It is remarkable that almost all the debate in Committee so far—both on the first day and today—has been about deployment of military force and the risk to which it exposes our forces, based on past experience. Little or no mention has been made of the changing face of war. I may have missed it, but I cannot recollect any mention being made of that element.

We often criticise armies who train “to fight the last war”. The real problem, however, is that training is based on mistaken notions of what the next war will be like. We have a fair idea of what a future conflict will be like, so we should not be a victim to that mistaken notion.

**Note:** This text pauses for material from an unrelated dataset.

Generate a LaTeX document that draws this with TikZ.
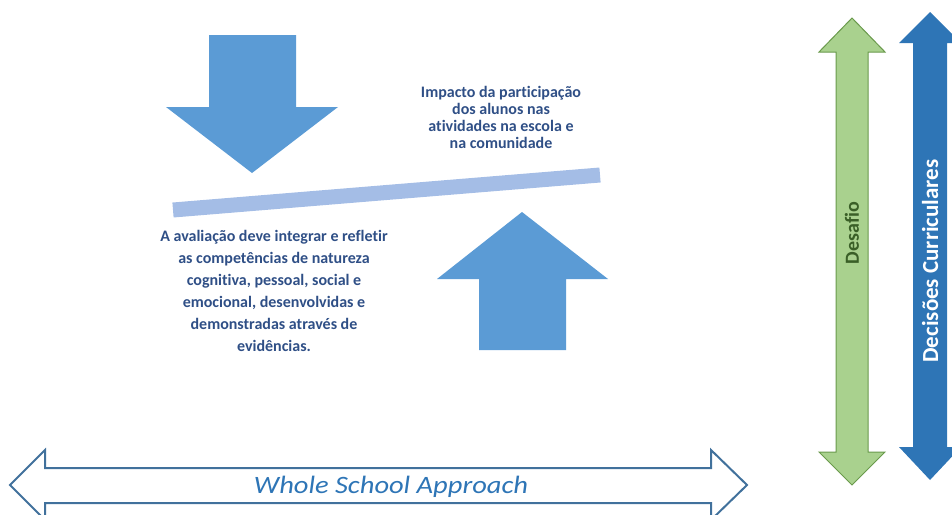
\documentclass[tikz,border=0pt]{standalone}
\usepackage{fontspec}
\setmainfont{Carlito}[Ligatures=NoCommon]
\newfontfamily\widefont{Carlito}[Ligatures=NoCommon, FakeStretch=1.14]
\usepackage{tikz}
\usetikzlibrary{positioning}

\definecolor{arrowblue}{HTML}{5B9BD5}
\definecolor{barblue}{HTML}{A4BDE6}
\definecolor{textblue}{HTML}{2F4F86}
\definecolor{deepblue}{HTML}{2E75B6}
\definecolor{lightgreen}{HTML}{A9D18E}
\definecolor{edgegreen}{HTML}{6A9A4C}
\definecolor{darkgreen}{HTML}{3A5F27}
\definecolor{outlineblue}{HTML}{41719C}

\begin{document}
\begin{tikzpicture}[x=1pt, y=-1pt,
    note/.style={text=textblue, font=\bfseries\fontsize{16}{22}\selectfont, align=center, inner sep=0pt},
    sidelabel/.style={rotate=90, font=\bfseries\fontsize{23}{26}\selectfont}]
    \useasboundingbox (0,0) rectangle (952,514);
    \clip (0,0) rectangle (952,514);

    % big arrows and bar
    \fill[arrowblue] (209,35) -- (296,35) -- (296,107) -- (338,107) -- (252,173)
        -- (166,107) -- (209,107) -- cycle;
    \fill[arrowblue] (479,350) -- (566,350) -- (566,279) -- (608,279) -- (522,212)
        -- (437,279) -- (479,279) -- cycle;
    \draw[barblue, line width=15pt] (173,210) -- (600,175);

    \node[note, font=\bfseries\fontsize{16}{17}\selectfont] (impacto) at (501,117)
        {Impacto da participação\\dos alunos nas\\atividades na escola e\\na comunidade};
    \node[note] (avaliacao) at (274,291)
        {A avaliação deve integrar e refletir\\as competências de natureza\\cognitiva, pessoal, social e\\emocional, desenvolvidas e\\demonstradas através de\\evidências.};

    % side arrows
    \filldraw[fill=lightgreen, draw=edgegreen, line width=1pt]
        (852,18) -- (885,52) -- (868,52) -- (868,452) -- (885,452) -- (852,485)
        -- (819,452) -- (836,452) -- (836,52) -- (819,52) -- cycle;
    \fill[deepblue]
        (930,12) -- (961,43) -- (947,43) -- (947,447) -- (961,447) -- (930,480)
        -- (899,447) -- (913,447) -- (913,43) -- (899,43) -- cycle;
    \node[sidelabel, text=darkgreen, font=\bfseries\fontsize{20}{24}\selectfont] (desafio) at (852,233) {Desafio};
    \node[sidelabel, text=white] (decisoes) at (930,261) {Decisões Curriculares};

    % whole school arrow
    \draw[outlineblue, line width=2pt, line join=miter]
        (10,485) -- (45,450) -- (45,468) -- (711,468) -- (711,450) -- (747,485)
        -- (711,520) -- (711,503) -- (45,503) -- (45,520) -- cycle;
    \node[text=deepblue, font=\widefont\itshape\fontsize{25}{28}\selectfont, anchor=base] (wsa) at (391,493) {Whole School Approach};
\end{tikzpicture}
\end{document}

I can easily think of a relatively straightforward current example of modern warfare which encapsulates the challenges that will be generated for our military.

The provisions of Clause 1(3) set out that the presumption against prosecution applies only in respect of alleged conduct which took place outside the British Isles and when the accused was deployed in overseas operations. If a UAV operator works from a control room here in the UK, in support of troops on the ground in a country beyond the British Isles, are they deployed on overseas operations for the purposes of this legislation? Is their conduct taking place beyond the British Isles? Consequently, are the protections afforded by this legislation offered to them? How can this legislation for overseas operations be kept up to date with the blurring of lines between what is and is not the battlefield, without provisions of this nature being made in the Bill?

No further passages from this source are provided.